Außerdem soll die Uni Cottbus einen Zweig für Medizin bekommen, das Deutsche Luft- und Raumfahrtzentrum DLR will in der Stadt eine Forschungsstelle zur CO2-freien Industrie ansiedeln und in Jülich verstärkt an alternativen Treibstoffen forschen. In Leuna ist Forschung zur Bioökonomie geplant, und bei Leipzig sollen Zentren für Naturschutzdaten und Artenvielfalt entstehen.

„Wir wollen, dass die betroffenen Regionen in 20 Jahren deutlich besser dastehen als heute“, heißt es aus dem Bundeswirtschaftsministerium. Bisher gebe es beim Strukturwandel allerdings nur „potemkinsche Dörfer“, kritisierte Oliver Krischer, Vizechef der grünen Bundestagsfraktion. Gebraucht würden „klare Kriterien und eine verständliche Erklärung, wozu das Geld dienen soll“. Es müsse in den Klimaschutz investiert werden und nicht in Straßen oder in Stromspeicher für Kohlestrom.

Der klimapolitische Sprecher der Linksfraktion, Lorenz Gösta Beutin, schlägt vor, in den Regionen Stiftungen zu gründen, die transparent und demokratisch über die Vergabe der Mittel entscheiden.
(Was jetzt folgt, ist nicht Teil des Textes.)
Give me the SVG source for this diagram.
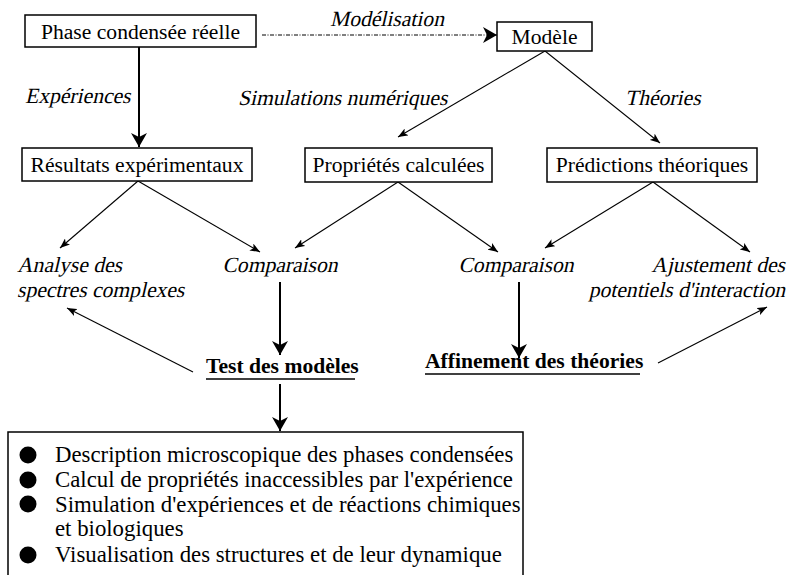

Der Strukturwandel müsse „mit den Menschen vor Ort organisiert werden“, hieß es.

Grundlage für die Investitionen sind die Beschlüsse der „Kohlekommission“ von 2019, die eigentlich „Kommission für Wachstum, Strukturwandel und Beschäftigung“ hieß. Darin wurde das Kohle-Aus bis 2038 festgelegt, aber auch Entschädigungen für Unternehmen und die Regionen.
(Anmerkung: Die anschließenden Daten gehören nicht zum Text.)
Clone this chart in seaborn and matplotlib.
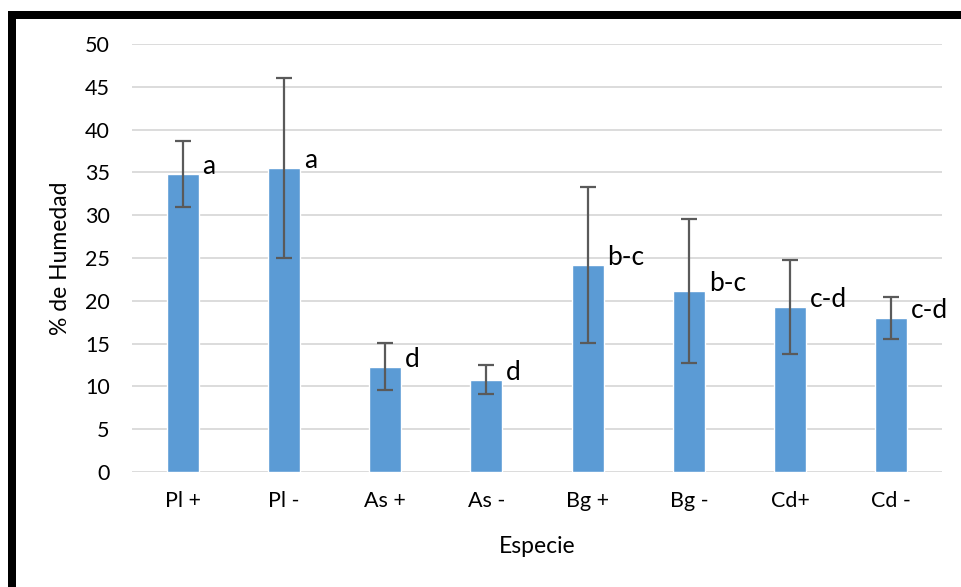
import matplotlib
matplotlib.use("Agg")
import matplotlib.pyplot as plt
from matplotlib.lines import Line2D
import seaborn as sns
import pandas as pd
import numpy as np

# Data
categories = ["Pl +", "Pl -", "As +", "As -", "Bg +", "Bg -", "Cd+", "Cd -"]
humedad = [34.85, 35.5, 12.3, 10.8, 24.15, 21.1, 19.3, 18.0]
error = [3.85, 10.55, 2.75, 1.7, 9.1, 8.4, 5.5, 2.45]
letters = ["a", "a", "d", "d", "b-c", "b-c", "c-d", "c-d"]
y_ticks = [0, 5, 10, 15, 20, 25, 30, 35, 40, 45, 50]

df = pd.DataFrame({"Especie": categories, "Humedad": humedad})

sns.set_theme(style="white")
plt.rcParams["font.family"] = ["Lato", "DejaVu Sans"]

W, H = 961, 587
fig = plt.figure(figsize=(W / 100, H / 100), dpi=100)
ax = fig.add_axes([132 / W, (H - 472) / H, (942 - 132) / W, (472 - 44) / H])

bar_color = "#5b9bd5"
sns.barplot(data=df, x="Especie", y="Humedad", order=categories,
            color=bar_color, saturation=1, width=0.316, errorbar=None,
            ax=ax, zorder=2)

xpos = np.arange(len(categories))
ax.errorbar(xpos, humedad, yerr=error, fmt="none", ecolor="#5a5a5a",
            elinewidth=1.6, capsize=6, capthick=1.6, zorder=3)

for x, v, lab in zip(xpos, humedad, letters):
    ax.annotate(lab, xy=(x + 0.158, v), xytext=(4, 0), textcoords="offset pixels",
                ha="left", va="baseline", fontsize=19, color="black")

ax.set_ylim(0, 50)
ax.set_xlim(-0.5, len(categories) - 0.5)
ax.set_yticks(y_ticks)
ax.set_yticklabels([str(t) for t in y_ticks])
ax.yaxis.grid(True, color="#d9d9d9", linewidth=1.3, zorder=0)
ax.set_axisbelow(True)
for s in ax.spines.values():
    s.set_visible(False)
ax.tick_params(axis="both", length=0, labelsize=15.5, colors="black")
ax.tick_params(axis="y", pad=16)
ax.tick_params(axis="x", pad=14)
ax.set_xlabel("Especie", fontsize=16.5, color="black", labelpad=18)
ax.set_ylabel("% de Humedad", fontsize=16.5, color="black", labelpad=10)

# Thick black frame (top and left)
fig.add_artist(Line2D([8 / W, 1.0], [(H - 15) / H, (H - 15) / H], color="black",
                      linewidth=8 * 72 / 100, solid_capstyle="butt",
                      transform=fig.transFigure))
fig.add_artist(Line2D([12 / W, 12 / W], [0, (H - 11) / H], color="black",
                      linewidth=8 * 72 / 100, solid_capstyle="butt",
                      transform=fig.transFigure))

fig.savefig("out.png", dpi=100, facecolor="white")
Von den insgesamt 40 Milliarden Euro bekommt die Lausitz 43 Prozent, das Rheinische Revier 37 und das Mitteldeutsche Revier 20 Prozent. 14 Milliarden fließen an die Länder, die Programme etwa für Breitbandausbau, öffentlichen Nahverkehr oder lokale Wirtschaftshilfen aufgelegt haben, 26 Milliarden investiert der Bund etwa in die Erforschung von Flugtaxis oder die „Wärmewende“.

Zusätzlich können die Länder jetzt auch noch Geld aus Brüssel erhalten. Im „Fonds für einen gerechten Übergang“ sind für Kohleregionen im EU-Haushalt und im Coronahilfsprogramm insgesamt 17,5 Milliarden Euro vorgesehen. Aus diesem Topf stehen Deutschland nach EU-internem Verteilschlüssel noch einmal gut 2 Milliarden Euro zu.